がっくり肩を落とし、うなだれて帰路につく私の頭に浮かぶのは、
「俺がやっていたことは、お客様にISOマークを売り付けていたに過ぎなかったのだ」
という無力感だけでした。

会社のどんな所をどう変えたかったのか?社長と私は何度も話し合いを重ねました。

工事が終わってみるまで黒字か赤字がわからない、事前の手が打てずに困っていたので、タイムリーに粗利を把握できるよう原価管理の方法を見直しました。

「言ったはず」「聞いてない」といったコミュニケーションのトラブルが多発していたため、指示の出し方・受け方を工夫しました。

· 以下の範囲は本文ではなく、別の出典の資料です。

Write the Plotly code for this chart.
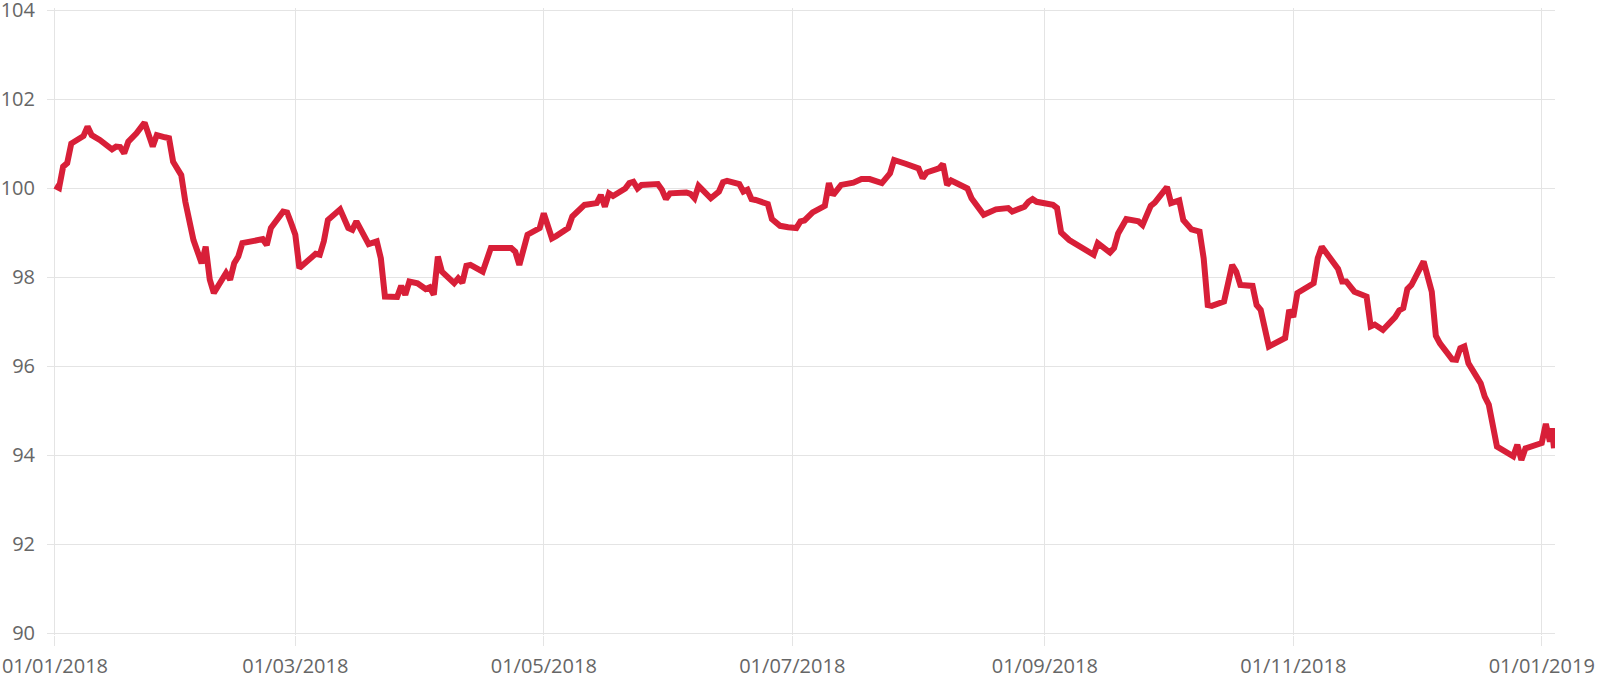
import pandas as pd
import plotly.graph_objects as go

start_date = "2018-01-01"
day_offsets = [
    0, 1, 2, 3, 4, 7, 8, 9, 11, 14, 15, 16, 17, 18, 20, 22, 24, 25, 27, 28,
    29, 30, 31, 32, 34, 36, 37, 38, 39, 42, 43, 44, 45, 46, 49, 51, 52, 53, 56, 57,
    58, 59, 60, 63, 64, 65, 66, 67, 70, 72, 73, 74, 77, 79, 80, 81, 84, 85, 86, 87,
    89, 91, 92, 93, 94, 95, 98, 99, 100, 101, 102, 105, 107, 108, 112, 113, 114, 116, 119, 120,
    122, 123, 126, 127, 129, 130, 133, 134, 135, 136, 137, 139, 140, 141, 142, 143, 144, 148, 149, 150,
    151, 155, 156, 157, 158, 161, 163, 164, 165, 168, 169, 170, 171, 172, 175, 176, 178, 180, 182, 183,
    184, 186, 189, 190, 191, 193, 196, 198, 200, 203, 205, 206, 207, 209, 212, 213, 214, 217, 218, 219,
    220, 224, 225, 228, 231, 234, 235, 238, 239, 240, 241, 243, 245, 246, 247, 249, 252, 255, 256, 259,
    260, 261, 263, 266, 267, 269, 270, 273, 274, 276, 277, 279, 281, 282, 283, 284, 287, 289, 290, 291,
    294, 295, 296, 298, 302, 303, 304, 305, 309, 310, 311, 313, 315, 316, 317, 319, 322, 323, 324, 326,
    329, 330, 331, 332, 333, 336, 338, 339, 340, 343, 344, 345, 346, 347, 350, 351, 352, 354, 358, 359,
    360, 361, 365, 366, 367, 367.5, 368,
]
values = [
    100.05, 100.00, 100.48, 100.56, 101.00, 101.17, 101.38, 101.19, 101.08, 100.87,
    100.93, 100.92, 100.78, 101.04, 101.23, 101.47, 100.93, 101.19, 101.14, 101.12,
    100.59, 100.41, 100.29, 99.69, 98.83, 98.31, 98.68, 97.94, 97.64, 98.09,
    97.94, 98.31, 98.46, 98.76, 98.83, 98.85, 98.72, 99.10, 99.47, 99.45,
    99.21, 98.95, 98.20, 98.46, 98.52, 98.50, 98.80, 99.28, 99.52, 99.10,
    99.06, 99.25, 98.74, 98.80, 98.42, 97.56, 97.55, 97.80, 97.60, 97.90,
    97.86, 97.73, 97.77, 97.60, 98.46, 98.12, 97.86, 97.97, 97.87, 98.25,
    98.27, 98.12, 98.65, 98.65, 98.65, 98.57, 98.27, 98.95, 99.10, 99.43,
    98.87, 98.92, 99.10, 99.36, 99.51, 99.62, 99.66, 99.84, 99.58, 99.88,
    99.82, 99.92, 99.99, 100.11, 100.14, 99.99, 100.07, 100.09, 99.96, 99.75,
    99.88, 99.90, 99.87, 99.77, 100.05, 99.77, 99.92, 100.13, 100.16, 100.09,
    99.92, 99.96, 99.75, 99.73, 99.64, 99.30, 99.15, 99.12, 99.10, 99.25,
    99.27, 99.45, 99.60, 100.11, 99.84, 100.07, 100.12, 100.20, 100.20, 100.11,
    100.33, 100.63, 100.61, 100.54, 100.44, 100.22, 100.35, 100.44, 100.54, 100.07,
    100.17, 99.99, 99.77, 99.40, 99.52, 99.55, 99.47, 99.58, 99.69, 99.75,
    99.69, 99.67, 99.62, 99.55, 99.00, 98.83, 98.65, 98.50, 98.76, 98.55,
    98.65, 98.98, 99.30, 99.25, 99.17, 99.60, 99.67, 100.02, 99.66, 99.72,
    99.28, 99.07, 99.02, 98.42, 97.37, 97.35, 97.45, 98.27, 98.12, 97.82,
    97.80, 97.37, 97.26, 96.44, 96.63, 97.26, 97.10, 97.64, 97.86, 98.42,
    98.68, 98.42, 98.18, 97.90, 97.90, 97.67, 97.56, 96.89, 96.93, 96.81,
    97.10, 97.25, 97.30, 97.73, 97.82, 98.35, 97.67, 96.68, 96.51, 96.15,
    96.14, 96.40, 96.44, 96.06, 95.61, 95.31, 95.13, 94.19, 93.97, 94.23,
    93.89, 94.15, 94.27, 94.70, 94.30, 94.60, 94.15,
]
x_tick_dates = ["2018-01-01", "2018-03-01", "2018-05-01", "2018-07-01",
                "2018-09-01", "2018-11-01", "2019-01-01"]
x_tick_labels = ["01/01/2018", "01/03/2018", "01/05/2018", "01/07/2018",
                 "01/09/2018", "01/11/2018", "01/01/2019"]
y_ticks = [90, 92, 94, 96, 98, 100, 102, 104]

dates = pd.to_datetime(start_date) + pd.to_timedelta(day_offsets, unit="D")

GRID = "#e4e4e4"
FONT = dict(family="Open Sans, Noto Sans, sans-serif", size=20, color="#666666")

fig = go.Figure()
fig.add_trace(go.Scatter(
    x=dates, y=values, mode="lines",
    line=dict(color="#d81f38", width=6),
    hoverinfo="x+y", showlegend=False,
    cliponaxis=False,
))
fig.update_layout(
    width=1603, height=679,
    margin=dict(l=47, r=48, t=8, b=44, autoexpand=False),
    paper_bgcolor="white", plot_bgcolor="white",
    font=FONT,
)
fig.update_xaxes(
    range=["2017-12-30 01:00", "2019-01-04 06:00"],
    tickmode="array", tickvals=x_tick_dates, ticktext=x_tick_labels,
    showgrid=True, gridcolor=GRID, gridwidth=1,
    ticks="outside", ticklen=10, tickcolor=GRID, tickwidth=1,
    ticklabelstandoff=3, ticklabeloverflow="allow",
    showline=False, zeroline=False, tickfont=FONT, automargin=False,
)
fig.update_yaxes(
    range=[89.955, 104.045], tickmode="array", tickvals=y_ticks,
    ticktext=[str(v) for v in y_ticks],
    showgrid=True, gridcolor=GRID, gridwidth=1,
    showline=False, zeroline=False, ticks="", ticklabelstandoff=11,
    ticklabeloverflow="allow",
    tickfont=FONT, automargin=False,
)
fig.write_html(
    "out.html",
    config={"displayModeBar": False},
    post_script="document.body.style.margin='0';document.body.style.padding='0';",
)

その他にも仕事を進める上で困っていることを、社員の皆さんでざっくばらんに話し合ってもらいました。出てきた意見や要望を少しずつISOの仕組みに取り入れていったのです。

こうした活動が半年ほど続いた頃、社長がニッコリ微笑んで言いました。

「最近、会社を経営している実感というか手ごたえを感じるんだ。社員のみんなも頑張ってくれているし。みんな、前より明るくなったと思わない?」

このときハタと気づきました。
私の仕事は、会社さんとのかかわりを通して、社長が会社を経営する喜びを見つけ、社員の皆さんが楽しく仕事をするお手伝いをすることなんだと。

それからというもの、ISOで会社さんをハッピーにするにはどうしたらよいかを探求しました。

ISOの書籍や文書事例集を片っ端から読みあさりました。いろいろな業種業界における仕事の進め方を勉強しました。

審査会社からの紹介でISOを導入してうまく行っている会社さんにお話を聞きに行きました。

ISO相談会を開催し、実際にISOの運用で困っている会社さんの悩みを聞かせてもらいました。

QCやTQM、その他諸々の現場改善手法の研修に参加し、技術の習得に励みました。

ISO以外でも、経営改善に成功した企業の手法を収集し、中小企業にも応用できそうなものを探しました。

これは!と思った手法は実際にお客様に試していただきました。うまく行ったもの、そうでないものもありました。

こうして得られた貴重な知識や経験をもとにして、ISOのみならず、人事評価制度や目標管理制度といった分野でもコンサルを行うようになりました。

まだまだ発展途上です。いえ、これからも永遠に発展途上です。

皆様と一緒に成長し続けられればと考えております。

「ウチの社員は本当によくやってくれるんだよ」と笑顔で目を細める社長を日本中に増やすのが私の使命です。